Não só na vida privada se recorre a eufemismos para nomear os
subalternos: também nas grandes empresas começa a se disseminar o
costume de chamar seus empregados por “colaboradores”, o que
eventualmente pode sugerir uma alteração na relação contratual, nesses
tempos de “flexibilização”, mas não esconde a tentativa de riscar a
palavra “trabalhador” do mundo do capital. O que não altera a relação de
exploração, mas pode mascará-la por esses artifícios de linguagem.
A lógica invertida
Foi, portanto, previsivelmente por essa lógica invertida – e pervertida
– que os principais jornais pautaram suas reportagens sobre a PEC das
Domésticas: chamando os “especialistas” de sempre para alertar para o
risco de desemprego e o estímulo à informalidade que a lei provocaria, e
para o transtorno que as novas obrigações representariam: calcular
horas extras, recolher FGTS, pagar auxílio-creche exigiriam a
contratação dos serviços de um contador e, consequentemente, mais gastos
para o cidadão já massacrado por despesas de toda ordem para manter
seu nível de vida – a casa, a escola e as múltiplas atividades dos
filhos, o(s) carro(s), a ida a cinemas, restaurantes e shows, a
academia, as festas, viagens e demais formas de lazer.

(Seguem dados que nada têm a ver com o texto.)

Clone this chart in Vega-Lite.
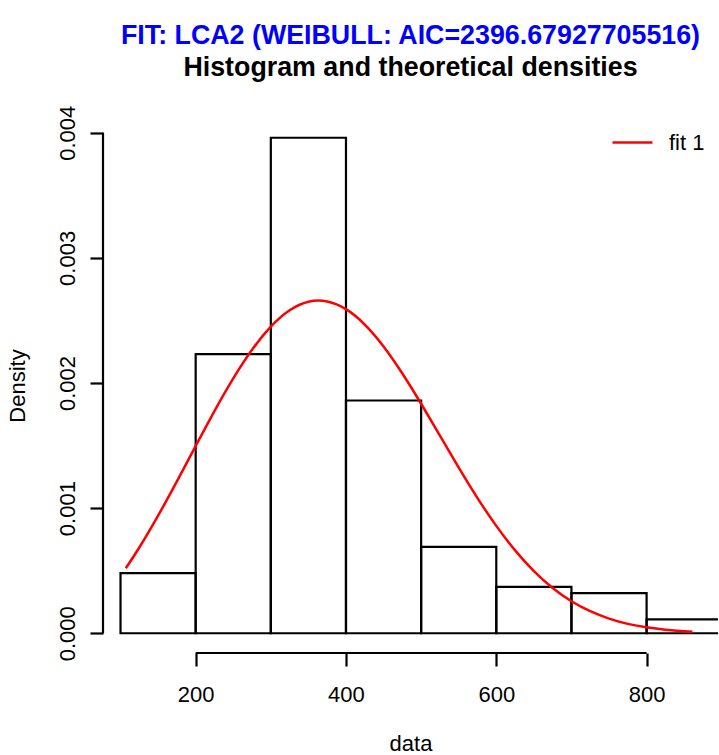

(Não deixa de ser curioso que, nas sucessivas reportagens sobre
inadimplência, endividamento, aumento do custo de vida ou mesmo ecologia
– sobre o desperdício de água, por exemplo – e estilo de vida, esses
mesmos “especialistas” recomendem didática e pacientemente medidas de
cortes de gastos ou mudança de hábitos, mas não se tenham lembrado disso
no caso dos direitos das domésticas).
Ao mesmo tempo, ao montar um quadro comparativo entre as regras
vigentes e as que passarão a vigorar a partir deste mês de abril, cada
jornal trabalhou com os números como quis. Assim, O Estado de S.Paulo e Folha de S.Paulo
se pautaram pela comparação mais lógica entre os gastos com a
empregada contratada, o que evidencia um aumento de menos de 10%. Já O Globo,
além desse quadro, elaborou outro para a hipótese de dispensa da
empregada, de modo a sustentar o alarme na chamada da primeira página de
quinta-feira (28/3): “Doméstica: custo de demissão dobra”, embora o
texto informe que esta é apenas uma possibilidade e que a indenização do
FGTS ainda depende de regulamentação.
O “espaço sagrado” do (nosso) lar
Na véspera, o mesmo jornal dedicara três páginas para tratar da lei
recém-aprovada. Numa delas, destacava a turbulência vivida no “espaço
‘sagrado’ do lar” – o nosso lar, naturalmente, que o das
domésticas ninguém sabe onde fica – e o “estresse” pelo qual os
empregadores estariam passando. Na matéria, a voz principal é de uma
professora “com tese de doutorado sobre relações de consumo” e
“especialista” – sempre eles – “no comportamento de empregadas
domésticas”. Ela diz: “Passar de uma relação personalista para uma
relação impessoal é muito doloroso porque acontece no ambiente
doméstico, na casa das pessoas, onde elas estão acostumadas a ter algum tipo de sentimento de dominação” (o grifo é meu).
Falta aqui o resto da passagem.